President Obama, pushing hard to re-shape Russian-American relations said he disagrees with the view that Russia and the U.S. are destined to be antagonists and that this is a fresh start for the two countries.
At a speech at the New Economic School, Obama sought to remind Americans and Russians that the cold war that made the two countries enemies is over, and that the issues that keep them apart should not.
"I know Russia opposes the planned configuration for missile defense in Europe," Obama said. "I have made it clear that this system is directed at preventing a potential attack from Iran, and has nothing to do with Russia. In fact, I want us to work together on a missile defense architecture that makes us all safer. But if the threat from Iran's nuclear and ballistic missile programs is eliminated, the driving force for missile defense in Europe will be eliminated. That is in our mutual interest. "

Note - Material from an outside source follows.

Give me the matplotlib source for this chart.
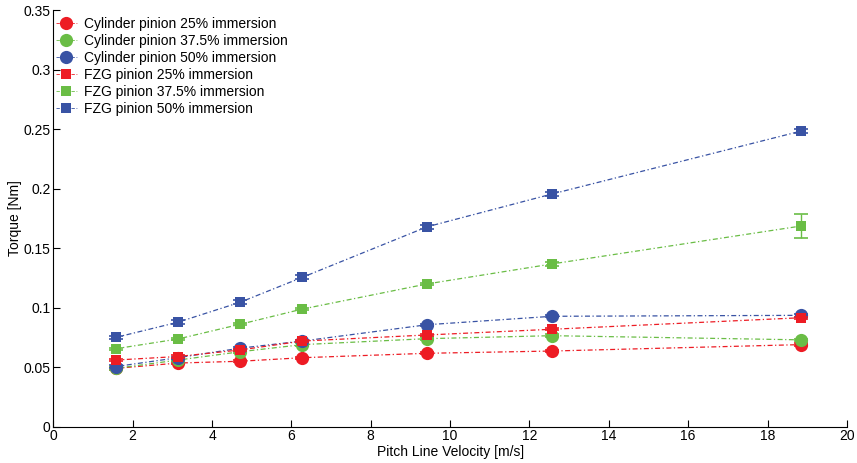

The speech, given at the graduation, was mostly a reiteration of what Obama said Monday in meetings with Russian President Medvedev. The two leaders held a two hour one-on-one where they discussed missile defense, but also the pursuit of nuclear weapons by countries like Iran and North Korea. Both leaders expressed concern about the advancement of nuclear proliferation in the Middle East and Korean peninsula.
"The notion that prestige comes from holding these weapons, or that we can protect ourselves by picking and choosing which nations can have them, is an illusion." Obama said.
And the President also touched on an issue that might have caused friction between the Bush administration and Russia. "No one nation can meet the challenges of the 21st century on its own, nor dictate its terms to the world. This is something America now understands, " Obama said.
Obama began his day meeting with Prime Minister Putin, a man who many feel still holds power in Russia. He met privately with former President Gorbachev before the speech and was set to meet later in the day with various opposition groups. It's a move that might not make Russian leaders happy, but its something the President clearly feels strongly about, even discussing competitive elections in his speech, and seemingly encouraging Russia to continue to march towards a more democratic nation.
"Freedom of speech and assembly has allowed women, minorities, and workers to protest for full and equal rights. The rule of law and equal administration of justice has busted monopolies, shut down political machines, and ended abuses of power. Independent media have exposed corruption at all levels of business and government," Obama said. "Competitive elections allow us to change course and hold our leaders accountable. If our democracy did not advance those rights, I - as a person of African ancestry - wouldn't be able to address you as an American citizen, much less a President."
Obama also tried to keep things light, telling the audience he has the greatest respect for Russia's writers, composers and heritage, as well as it's hockey stars. "As a resident of Washington, I continue to benefit from the contributions of Russians - specifically, from Alexander Ovechkin."